Despite the relatively low nitrogen-pressure, the nitrogen load is an issue in this region. The large dairy factories Fonterra and Synlait, comply with National Standards and help promote and enforce their suppliers to work according to Good Management Practices to reduce nitrogen leaching. For this purpose, specific plans have been drawn up for each region. For Saunders the most important factors are irrigation and the moment of fertilisation. In the region there is around 700mm of rain per year. On top of that Saunders irrigates 350 to 400mm through pivots. Manure from the lagoons at the rotaries is irrigated. “At the home location, we can store manure for 25 days, at the second site 55 days. The longer storage was an investment that is very profitable because we can now fertilise more minerals at the right time.”
Saunders not only invested in manure storage. He also placed sensors that determine the moisture content of the soil. “Combined with weather information, I can now determine much better whether irrigation is necessary. Every day that the irrigation is not running saves € 724.216 (US$ 876,63) in direct costs and reduces the environmental impact.”
Nitrogen pressure in 2030 has to be 36% less than in 2009, for Saunders this regulation is not a problem. “The fact is that agriculture is becoming less and less popular in New Zealand. We have to work on our license to produce. When we don’t, laws will be declared. We are better off when society accepts that we are arranging things as a sector within a reasonable period of time.”
The company has grown considerably since 2004. The farm expanded by 360 hectares by purchasing from multiple neighbours, a new milking site has been realised with a 54-stage rotary milking parlour and the number of cows has grown from 1,200 to 1,950, with accompanying young stock. At a land price of around € 34,762 (US$ 42,098) per hectare, that was a big investment. The equity capital is now around 45%, with a free market value of the company of € 27.2 million (US$ 32.9) – € 20.2 million (US$ 24.5) of which is for land, machines and buildings, € 3.4 million (US$ 4,209,454) for livestock and stocks and € 3.4 million for compulsory share capital in Fonterra. The interest and repayment charges fluctuate around the € 0.81 (US$ 0.98) per kg milk solids. The average production in 2016-2017 was 450kg milk solids, this season the entrepreneurs expect to end up 465kg. “I do not know how many kilogrammes of milk the cows produce. We are not rewarded in kilogrammes,” Mark says. That is, at 8.77% milk solids, about 5,300 litres of milk per cow.

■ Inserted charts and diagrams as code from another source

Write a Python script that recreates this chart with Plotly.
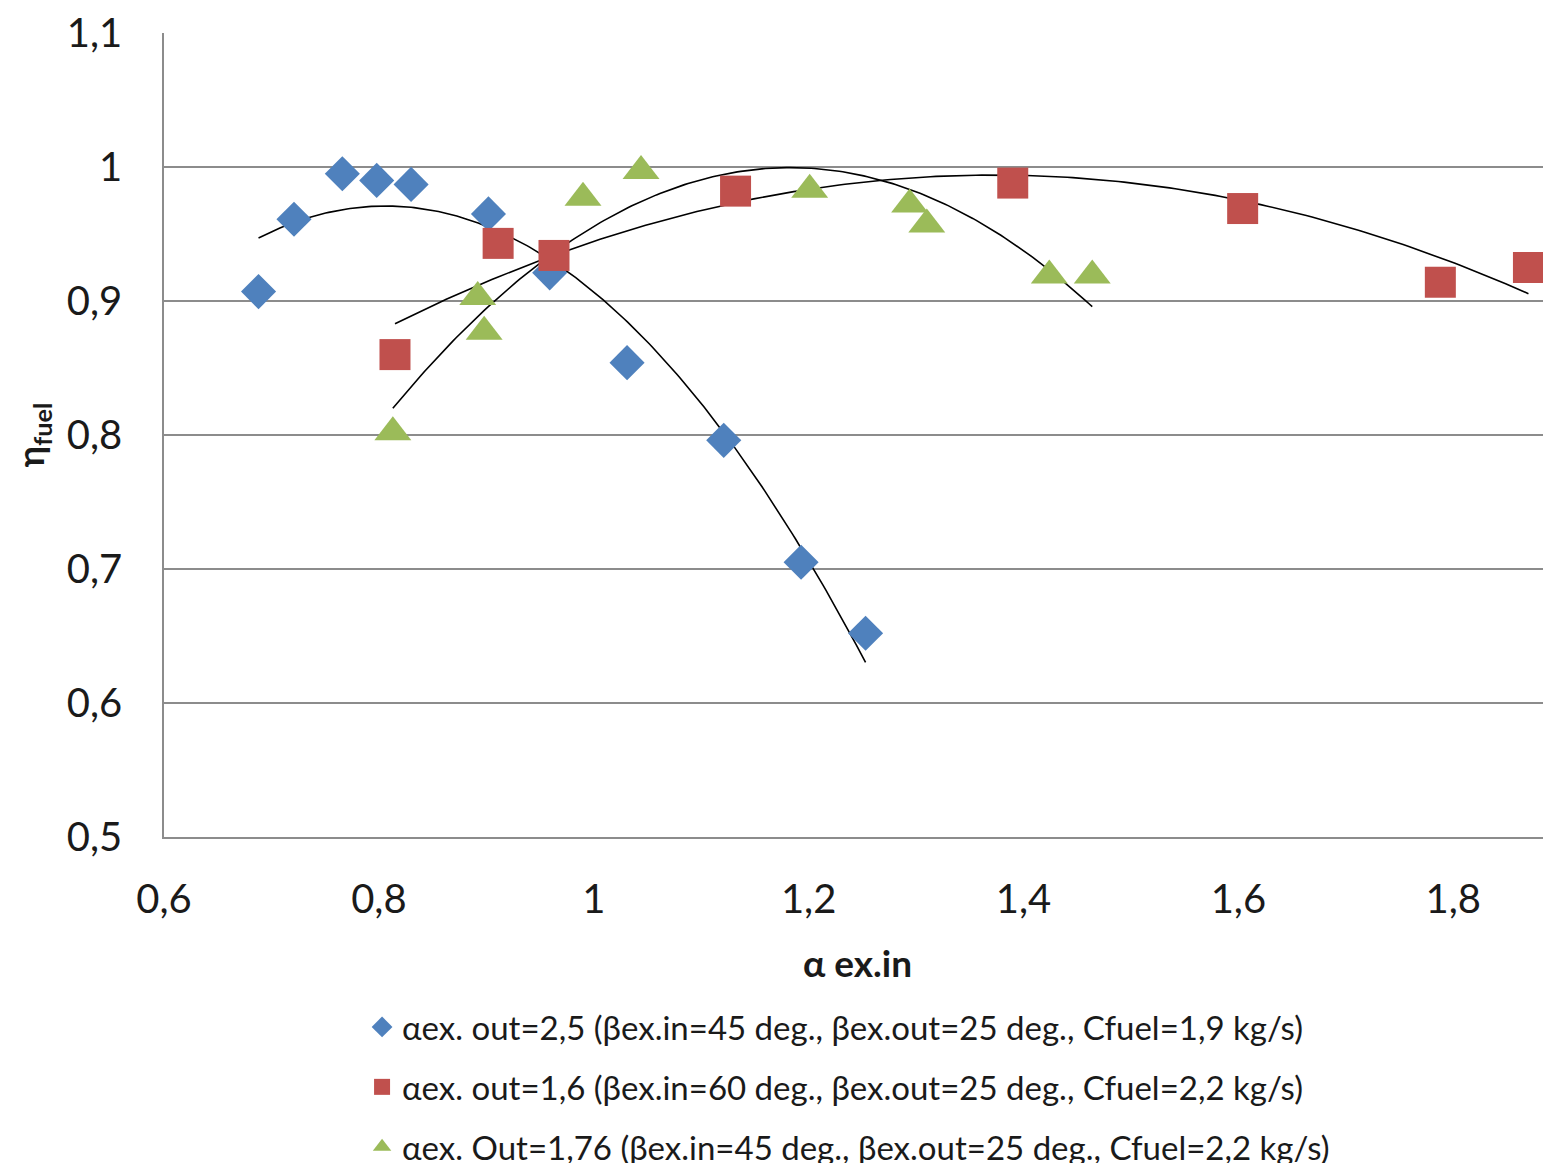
import numpy as np
import plotly.graph_objects as go

# ---- data ----
blue_x = [0.688, 0.721, 0.766, 0.798, 0.830, 0.902, 0.959, 1.031, 1.121, 1.193, 1.253]
blue_y = [0.907, 0.961, 0.995, 0.990, 0.987, 0.965, 0.921, 0.854, 0.796, 0.705, 0.652]

red_x = [0.815, 0.911, 0.963, 1.132, 1.390, 1.604, 1.788, 1.870]
red_y = [0.860, 0.943, 0.934, 0.982, 0.988, 0.969, 0.914, 0.925]

green_x = [0.813, 0.892, 0.898, 0.990, 1.044, 1.201, 1.294, 1.310, 1.424, 1.464]
green_y = [0.802, 0.903, 0.877, 0.977, 0.997, 0.983, 0.972, 0.957, 0.919, 0.919]

names = [
    "αex. out=2,5 (βex.in=45 deg., βex.out=25 deg., Cfuel=1,9 kg/s)",
    "αex. out=1,6 (βex.in=60 deg., βex.out=25 deg., Cfuel=2,2 kg/s)",
    "αex. Out=1,76 (βex.in=45 deg., βex.out=25 deg., Cfuel=2,2 kg/s)",
]
colors = ["#4F81BD", "#C0504D", "#9BBB59"]
symbols = ["diamond", "square", "triangle-up"]
sizes = [27, 31, 32]

x_ticks = [0.6, 0.8, 1.0, 1.2, 1.4, 1.6, 1.8]
x_labels = ["0,6", "0,8", "1", "1,2", "1,4", "1,6", "1,8"]
y_ticks = [0.5, 0.6, 0.7, 0.8, 0.9, 1.0, 1.1]
y_labels = ["0,5", "0,6", "0,7", "0,8", "0,9", "1", "1,1"]

FONT = "Lato"

fig = go.Figure()
series = [(blue_x, blue_y), (red_x, red_y), (green_x, green_y)]

# polynomial (order 2) trendlines, like Excel
for (xs, ys) in series:
    c = np.polyfit(xs, ys, 2)
    xf = np.linspace(min(xs), max(xs), 200)
    fig.add_trace(go.Scatter(x=xf, y=np.polyval(c, xf), mode="lines",
                             line=dict(color="black", width=1.6),
                             showlegend=False, hoverinfo="skip"))

for i, (xs, ys) in enumerate(series):
    fig.add_trace(go.Scatter(x=xs, y=ys, mode="markers", name=names[i],
                             legendgroup=f"g{i}",
                             marker=dict(symbol=symbols[i], size=sizes[i],
                                         color=colors[i], line=dict(width=0))))

# page body has an 8px margin: figure is sized/offset to compensate
fig.update_layout(
    width=1543, height=1155,
    margin=dict(l=156, r=0, t=25, b=326, autoexpand=False),
    paper_bgcolor="white", plot_bgcolor="white",
    font=dict(family=FONT, color="#1a1a1a"),
    showlegend=True,
    legend=dict(x=0.1428, xanchor="left", y=-0.2015, yanchor="top",
                font=dict(size=33, family=FONT), tracegroupgap=14,
                traceorder="grouped", itemsizing="trace"),
    xaxis=dict(range=[0.6, 1.891], tickvals=x_ticks, ticktext=x_labels,
               showgrid=False, zeroline=False, showline=True, automargin=False,
               linecolor="#8c8c8c", linewidth=1.5, ticks="",
               tickfont=dict(size=40, family=FONT), ticklabelstandoff=26,
               title=dict(text="<b>α ex.in</b>", font=dict(size=37, family=FONT),
                          standoff=30)),
    yaxis=dict(range=[0.5, 1.1], tickvals=y_ticks, ticktext=y_labels,
               showgrid=True, gridcolor="#8c8c8c", gridwidth=1.5, automargin=False,
               zeroline=False, showline=True, linecolor="#8c8c8c",
               linewidth=1.5, ticks="",
               tickfont=dict(size=40, family=FONT), ticklabelstandoff=32,
               title=dict(text="<b>η<sub>fuel</sub></b>",
                          font=dict(size=36, family=FONT), standoff=25)),
)

fig.write_html("out.html")
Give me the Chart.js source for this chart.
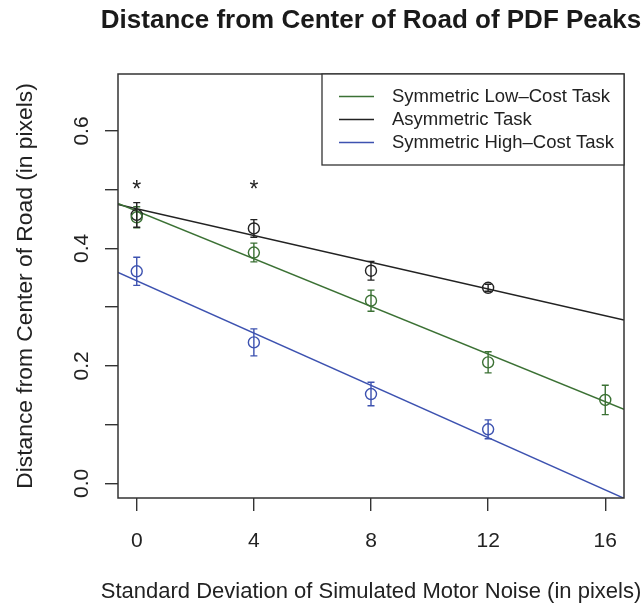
<!DOCTYPE html>
<html>
<head>
<meta charset="utf-8">
<style>
  body {
    margin: 0;
    background: #ffffff;
  }
  .chart_box {
    width: 644px;
    height: 607px;
  }
</style>
</head>
<body>
<div class="chart_box"><canvas id="peakChart" width="644" height="607"></canvas></div>
<script src="https://cdn.jsdelivr.net/npm/chart.js"></script>
<script>
  // values
  const noiseLevels = [0, 4, 8, 12, 16];
  const taskNames = ["Symmetric Low\u2013Cost Task", "Asymmetric Task", "Symmetric High\u2013Cost Task"];
  const taskColors = ["#3b7134", "#222222", "#3d52b0"];

  const lowCostPeaks = [0.453, 0.393, 0.311, 0.206, 0.142];
  const lowCostErrors = [0.018, 0.016, 0.018, 0.018, 0.025];
  const asymPeaks = [0.457, 0.434, 0.362, 0.333];
  const asymErrors = [0.021, 0.015, 0.016, 0.006];
  const highCostPeaks = [0.361, 0.240, 0.152, 0.092];
  const highCostErrors = [0.024, 0.023, 0.020, 0.016];

  // fitted lines: intercept and slope per task
  const fitIntercepts = [0.4634, 0.4677, 0.3448];
  const fitSlopes = [-0.02028, -0.0114, -0.02225];

  // significance stars
  const starNoise = [0, 4];
  const starLevel = 0.488;

  const xTicks = [0, 4, 8, 12, 16];
  const yTicks = [0, 0.1, 0.2, 0.3, 0.4, 0.5, 0.6];
  const yTickLabels = ["0.0", "", "0.2", "", "0.4", "", "0.6"];
  const xMin = -0.64, xMax = 16.64;
  const yMin = -0.025, yMax = 0.697;

  const FONT = '"Liberation Sans", Arial, Helvetica, sans-serif';
  const INK = "#333333";

  const peaks = [lowCostPeaks, asymPeaks, highCostPeaks];
  const errors = [lowCostErrors, asymErrors, highCostErrors];

  const pointSets = peaks.map((vals, i) => ({
    label: taskNames[i] + " points",
    data: vals.map((v, j) => ({ x: noiseLevels[j], y: v })),
    errs: errors[i],
    borderColor: taskColors[i],
    backgroundColor: "rgba(0,0,0,0)",
    pointRadius: 5.5,
    pointBorderWidth: 1.4,
    showLine: false,
  }));

  const fitSets = fitIntercepts.map((b, i) => ({
    label: taskNames[i],
    data: [
      { x: xMin, y: b + fitSlopes[i] * xMin },
      { x: xMax, y: b + fitSlopes[i] * xMax },
    ],
    borderColor: taskColors[i],
    borderWidth: 1.5,
    pointRadius: 0,
    showLine: true,
    isFit: true,
  }));

  // error bars with caps
  const errorBars = {
    id: "errorBars",
    afterDatasetsDraw(chart) {
      const { ctx, scales } = chart;
      ctx.save();
      ctx.lineWidth = 1.4;
      chart.data.datasets.forEach((ds) => {
        if (!ds.errs) return;
        ctx.strokeStyle = ds.borderColor;
        ds.data.forEach((p, j) => {
          const x = scales.x.getPixelForValue(p.x);
          const top = scales.y.getPixelForValue(p.y + ds.errs[j]);
          const bot = scales.y.getPixelForValue(p.y - ds.errs[j]);
          ctx.beginPath();
          ctx.moveTo(x, top);
          ctx.lineTo(x, bot);
          ctx.moveTo(x - 3.5, top);
          ctx.lineTo(x + 3.5, top);
          ctx.moveTo(x - 3.5, bot);
          ctx.lineTo(x + 3.5, bot);
          ctx.stroke();
        });
      });
      ctx.restore();
    },
  };

  // box, titles, rotated y labels, stars, legend
  const decorations = {
    id: "decorations",
    afterDraw(chart) {
      const { ctx, chartArea: a, scales } = chart;
      const midX = (a.left + a.right) / 2;
      ctx.save();

      ctx.strokeStyle = INK;
      ctx.lineWidth = 1.5;
      ctx.strokeRect(a.left, a.top, a.right - a.left, a.bottom - a.top);

      ctx.fillStyle = "#1a1a1a";
      ctx.font = "bold 26px " + FONT;
      ctx.textAlign = "center";
      ctx.textBaseline = "alphabetic";
      ctx.fillText("Distance from Center of Road of PDF Peaks", midX, 28);

      // x label is wider than the plot, so it is drawn here
      ctx.fillStyle = "#222222";
      ctx.font = "22px " + FONT;
      ctx.textBaseline = "middle";
      ctx.fillText("Standard Deviation of Simulated Motor Noise (in pixels)", midX, 592);

      ctx.font = "21px " + FONT;
      yTicks.forEach((v, i) => {
        if (!yTickLabels[i]) return;
        ctx.save();
        ctx.translate(82, scales.y.getPixelForValue(v));
        ctx.rotate(-Math.PI / 2);
        ctx.fillText(yTickLabels[i], 0, 0);
        ctx.restore();
      });

      ctx.font = "23px " + FONT;
      ctx.textBaseline = "alphabetic";
      starNoise.forEach((n) => {
        ctx.fillText("*", scales.x.getPixelForValue(n), scales.y.getPixelForValue(starLevel));
      });

      const fits = chart.data.datasets.filter((d) => d.isFit);
      const boxLeft = 322;
      ctx.lineWidth = 1.3;
      ctx.strokeStyle = INK;
      ctx.fillStyle = "#ffffff";
      ctx.fillRect(boxLeft, a.top, a.right - boxLeft, 91);
      ctx.strokeRect(boxLeft, a.top, a.right - boxLeft, 91);
      ctx.font = "18.5px " + FONT;
      ctx.textAlign = "left";
      ctx.textBaseline = "middle";
      fits.forEach((d, i) => {
        const y = a.top + 22.5 + i * 23;
        ctx.strokeStyle = d.borderColor;
        ctx.lineWidth = 1.5;
        ctx.beginPath();
        ctx.moveTo(339, y);
        ctx.lineTo(374, y);
        ctx.stroke();
        ctx.fillStyle = "#222222";
        ctx.fillText(d.label, 392, y);
      });

      ctx.restore();
    },
  };

  Chart.defaults.font.family = FONT;
  Chart.defaults.color = "#222222";

  new Chart(document.getElementById("peakChart"), {
    type: "scatter",
    data: { datasets: [...pointSets, ...fitSets] },
    options: {
      responsive: false,
      animation: false,
      devicePixelRatio: 1,
      layout: { padding: { top: 74, right: 20, left: 0, bottom: 0 } },
      plugins: {
        legend: { display: false },
        title: { display: false },
        tooltip: { enabled: false },
      },
      scales: {
        x: {
          type: "linear",
          min: xMin,
          max: xMax,
          afterBuildTicks: (s) => { s.ticks = xTicks.map((v) => ({ value: v })); },
          afterFit: (s) => { s.height = 109; },
          ticks: { font: { size: 21 }, padding: 18, color: "#222222" },
          grid: { drawOnChartArea: false, drawTicks: true, tickLength: 13, color: INK, lineWidth: 1.4 },
          border: { display: false },
          title: { display: false },
        },
        y: {
          type: "linear",
          min: yMin,
          max: yMax,
          afterBuildTicks: (s) => { s.ticks = yTicks.map((v) => ({ value: v })); },
          afterFit: (s) => { s.width = 118; },
          ticks: { display: false },
          grid: { drawOnChartArea: false, drawTicks: true, tickLength: 13, color: INK, lineWidth: 1.4 },
          border: { display: false },
          title: {
            display: true,
            text: "Distance from Center of Road (in pixels)",
            font: { size: 22.8 },
            color: "#222222",
            padding: { top: 12, bottom: 0 },
          },
        },
      },
    },
    plugins: [errorBars, decorations],
  });
</script>
</body>
</html>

The farmers can meet the sturdy bank load because of their low cost price. That is € 2 (US$ 2.45) per kg milk solids, € 0.52 (US$ 0.63) of which is for feeding a grazing, € 0.46 (US$ 0.56) for labour, € 0.28 (US$ 0.35) for fertiliser, € 0.20 (US$ 0.24) for irrigation and water, € 0.20 (US$ 0.24) expenses on animal health and € 0.28 (US$ 0.35) for remaining costs. “As soon as we take € 2.8 (US$ 3.50) per kg milk solids, we are really in the plus. This year we receive around € 3.4 (US$ 4.2), so it’s a good year. But the last 2 years were hard, a lot of money is used to maintain a farm this size. We have noticed that the banks are not as easy as in the past. They now want farmers to pay back more urgently, to cover the losses in recent years. This is new. Within 5 years, we want to buy out my father-in-law, who owns 20% of the company. That has been done at market value, I would not want it any other way, as this way keeps one focused. Whomever gets a company ‘donated’ becomes a lazy entrepreneur.”